## Start DATA SECTION

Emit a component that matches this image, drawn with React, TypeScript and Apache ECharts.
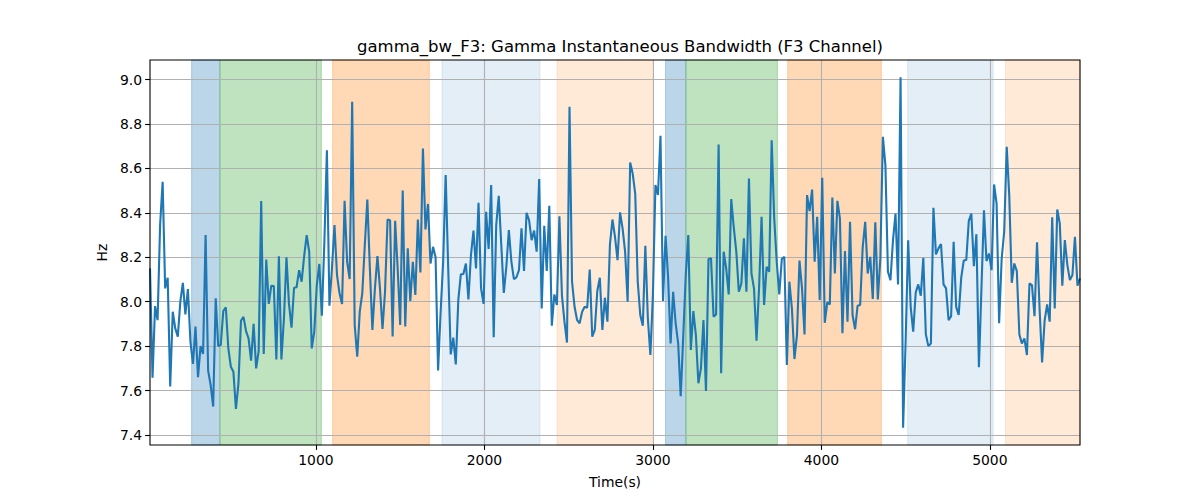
import React, { useEffect, useRef } from "react";
import * as echarts from "echarts";

const TITLE = "gamma_bw_F3: Gamma Instantaneous Bandwidth (F3 Channel)";
const X_NAME = "Time(s)";
const Y_NAME = "Hz";

const T_START = 15;
const T_STEP = 15;

const X_TICKS = [1000, 2000, 3000, 4000, 5000];
const Y_TICKS = [7.4, 7.6, 7.8, 8.0, 8.2, 8.4, 8.6, 8.8, 9.0];
const X_MIN = 15;
const X_MAX = 5535;
const Y_MIN = 7.355;
const Y_MAX = 9.088;

const VALUES = [
  8.15, 7.658, 7.98, 7.917, 8.345, 8.54, 8.06, 8.108, 7.618, 7.955, 7.88,
  7.843, 8.0, 8.085, 7.943, 8.057, 7.82, 7.72, 7.888, 7.66, 7.8,
  7.765, 8.3, 7.69, 7.625, 7.528, 8.015, 7.8, 7.805, 7.958, 7.975,
  7.79, 7.707, 7.685, 7.517, 7.632, 7.914, 7.932, 7.868, 7.835, 7.735,
  7.9, 7.7, 7.778, 8.453, 7.765, 8.19, 7.99, 8.072, 8.07, 7.74,
  8.205, 7.74, 7.925, 8.2, 7.99, 7.883, 8.063, 8.065, 8.142, 8.09,
  8.205, 8.3, 8.225, 7.79, 7.865, 8.075, 8.17, 7.937, 8.27, 8.682,
  7.982, 8.15, 8.345, 8.12, 8.038, 7.99, 8.454, 8.18, 8.102, 8.9,
  7.895, 7.753, 7.955, 8.038, 8.255, 8.46, 8.15, 7.873, 8.06, 8.205,
  8.06, 7.877, 8.045, 8.37, 8.367, 7.843, 8.364, 8.15, 7.895, 8.5,
  7.888, 8.24, 8.003, 8.18, 8.03, 8.37, 8.132, 8.69, 8.325, 8.44,
  8.172, 8.247, 8.2, 7.69, 7.955, 8.18, 8.57, 8.15, 7.763, 7.838,
  7.718, 8.008, 8.123, 8.125, 8.172, 8.01, 8.21, 8.32, 8.15, 8.445,
  8.06, 7.99, 8.405, 8.237, 8.525, 7.84, 8.345, 8.477, 8.255, 8.04,
  8.157, 8.322, 8.18, 8.102, 8.11, 8.142, 8.33, 8.138, 8.4, 8.367,
  8.277, 8.32, 8.225, 8.552, 7.97, 8.342, 8.138, 8.432, 7.892, 8.033,
  7.985, 8.385, 8.03, 7.91, 7.816, 8.877, 8.09, 7.977, 7.917, 7.903,
  7.955, 7.977, 7.973, 8.145, 7.843, 7.873, 8.048, 8.108, 7.873, 8.018,
  7.91, 8.258, 8.37, 8.292, 8.187, 8.402, 8.33, 8.225, 8.0, 8.627,
  8.577, 8.487, 8.09, 7.94, 7.892, 8.252, 7.925, 7.76, 8.03, 8.525,
  8.48, 8.747, 8.003, 8.297, 8.112, 7.812, 8.045, 7.903, 7.812, 7.575,
  7.843, 8.12, 8.3, 7.783, 7.958, 7.85, 7.633, 7.7, 7.917, 7.598,
  8.192, 8.195, 7.932, 7.943, 8.708, 7.678, 8.225, 8.15, 8.033, 8.462,
  8.333, 8.225, 8.045, 8.082, 8.285, 8.045, 8.555, 8.127, 8.06, 7.825,
  8.06, 8.382, 7.985, 8.157, 8.135, 8.727, 8.375, 8.18, 8.033, 8.192,
  8.202, 7.715, 8.09, 7.97, 7.742, 7.85, 8.185, 8.06, 7.853, 8.48,
  8.408, 8.505, 8.18, 8.382, 8.008, 8.558, 7.905, 7.997, 7.988, 8.469,
  8.127, 8.454, 8.375, 7.858, 8.228, 7.91, 8.36, 7.94, 7.876, 7.982,
  7.985, 8.243, 8.36, 8.127, 8.202, 8.012, 8.357, 8.01, 8.195, 8.742,
  8.615, 8.135, 8.097, 8.277, 8.397, 8.078, 9.01, 7.433, 7.82, 8.277,
  7.977, 7.865, 8.042, 8.078, 8.027, 8.198, 7.853, 7.8, 7.812, 8.423,
  8.213, 8.24, 8.26, 8.078, 8.06, 7.917, 7.935, 8.27, 7.977, 7.94,
  8.108, 8.185, 8.188, 8.364, 8.397, 8.16, 8.304, 7.705, 8.06, 8.412,
  8.183, 8.217, 8.142, 8.528, 8.442, 7.903, 8.192, 8.315, 8.697, 8.48,
  8.085, 8.172, 8.138, 7.853, 7.812, 7.835, 7.76, 8.082, 8.075, 7.935,
  8.268, 7.97, 7.727, 7.915, 7.988, 7.91, 8.38, 7.97, 8.415, 8.352,
  8.072, 8.277, 8.165, 8.097, 8.12, 8.292, 8.072, 8.105,
];

const BAND_STARTS = [262, 430, 1099, 1748, 2431, 3075, 3196, 3800, 4512, 5093];
const BAND_ENDS = [430, 1032, 1673, 2330, 3002, 3196, 3739, 4356, 5020, 5535];
const BAND_KINDS = ["blue", "green", "orange", "lightblue", "peach", "blue", "green", "orange", "lightblue", "peach"];

const BAND_COLORS: Record<string, string> = {
  blue: "rgba(31,119,180,0.3)",
  green: "rgba(44,160,44,0.3)",
  orange: "rgba(255,127,14,0.3)",
  lightblue: "rgba(31,119,180,0.12)",
  peach: "rgba(255,127,14,0.16)",
};

const FONT = "DejaVu Sans";

const GRID_LEFT = 150;
const GRID_RIGHT = 120;
const GRID_TOP = 60;
const GRID_BOTTOM = 55;
const W = 1200;
const H = 500;

export default function App() {
  const ref = useRef<HTMLDivElement>(null);

  useEffect(() => {
    if (!ref.current) return;
    const chart = echarts.init(ref.current, undefined, { renderer: "svg" });

    const times = VALUES.map((_, i) => T_START + i * T_STEP);
    const lineData = VALUES.map((v, i) => [times[i], v]);

    const bandData = BAND_STARTS.map((s, i) => [
      {
        xAxis: s,
        itemStyle: {
          color: BAND_COLORS[BAND_KINDS[i]],
          borderColor: BAND_COLORS[BAND_KINDS[i]],
          borderWidth: 1,
        },
      },
      { xAxis: BAND_ENDS[i] },
    ]);

    const gridLines = [
      ...X_TICKS.map((v) => ({ xAxis: v })),
      ...Y_TICKS.map((v) => ({ yAxis: v })),
    ];

    const option: any = {
      animation: false,
      backgroundColor: "#fff",
      title: {
        text: TITLE,
        left: 615,
        top: 33,
        textAlign: "center",
        textStyle: {
          fontFamily: FONT,
          fontSize: 16.5,
          fontWeight: "normal",
          color: "#000",
        },
      },
      grid: {
        left: GRID_LEFT,
        right: GRID_RIGHT,
        top: GRID_TOP,
        bottom: GRID_BOTTOM,
        show: false,
      },
      graphic: [
        {
          type: "rect",
          silent: true,
          z: 100,
          shape: {
            x: GRID_LEFT,
            y: GRID_TOP,
            width: W - GRID_LEFT - GRID_RIGHT,
            height: H - GRID_TOP - GRID_BOTTOM,
          },
          style: { fill: "none", stroke: "#000", lineWidth: 1.1 },
        },
      ],
      xAxis: {
        type: "value",
        min: X_MIN,
        max: X_MAX,
        name: X_NAME,
        nameLocation: "middle",
        nameGap: 30,
        nameTextStyle: { fontFamily: FONT, fontSize: 13.9, color: "#000" },
        axisLine: { show: false },
        axisTick: {
          show: true,
          inside: false,
          length: 4.9,
          customValues: X_TICKS,
          lineStyle: { color: "#000", width: 1.1 },
        },
        axisLabel: {
          customValues: X_TICKS,
          margin: 8,
          fontFamily: FONT,
          fontSize: 13.9,
          color: "#000",
          formatter: (v: number) => String(v),
        },
        splitLine: { show: false },
      },
      yAxis: {
        type: "value",
        min: Y_MIN,
        max: Y_MAX,
        name: Y_NAME,
        nameLocation: "middle",
        nameGap: 40,
        nameTextStyle: { fontFamily: FONT, fontSize: 13.9, color: "#000" },
        axisLine: { show: false },
        axisTick: {
          show: true,
          inside: false,
          length: 4.9,
          customValues: Y_TICKS,
          lineStyle: { color: "#000", width: 1.1 },
        },
        axisLabel: {
          customValues: Y_TICKS,
          margin: 8,
          fontFamily: FONT,
          fontSize: 13.9,
          color: "#000",
          formatter: (v: number) => v.toFixed(1),
        },
        splitLine: { show: false },
      },
      series: [
        {
          type: "line",
          data: [],
          silent: true,
          z: 1,
          markArea: {
            silent: true,
            z: 1,
            data: bandData,
          },
        },
        {
          type: "line",
          data: [],
          silent: true,
          z: 2,
          markLine: {
            silent: true,
            z: 2,
            symbol: ["none", "none"],
            label: { show: false },
            lineStyle: { color: "#b0b0b0", width: 1.1, type: "solid" },
            data: gridLines,
          },
        },
        {
          type: "line",
          data: lineData,
          showSymbol: false,
          silent: true,
          z: 5,
          lineStyle: { color: "#1f77b4", width: 2.1 },
          itemStyle: { color: "#1f77b4" },
        },
      ],
    };

    chart.setOption(option);
    return () => chart.dispose();
  }, []);

  return (
    <div
      ref={ref}
      style={{ position: "absolute", left: 0, top: 0, width: W, height: H }}
    />
  );
}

## End DATA SECTION

**PROBLEM STATEMENT:** Extract the lines exactly, please: the first line of the listing, the line with "const Y_MAX = 9.088;", and every line between them, but no pictures.

**FINAL RESULT:**
Emit a component that matches this image, drawn with React, TypeScript and Apache ECharts.
import React, { useEffect, useRef } from "react";
import * as echarts from "echarts";

const TITLE = "gamma_bw_F3: Gamma Instantaneous Bandwidth (F3 Channel)";
const X_NAME = "Time(s)";
const Y_NAME = "Hz";

const T_START = 15;
const T_STEP = 15;

const X_TICKS = [1000, 2000, 3000, 4000, 5000];
const Y_TICKS = [7.4, 7.6, 7.8, 8.0, 8.2, 8.4, 8.6, 8.8, 9.0];
const X_MIN = 15;
const X_MAX = 5535;
const Y_MIN = 7.355;
const Y_MAX = 9.088;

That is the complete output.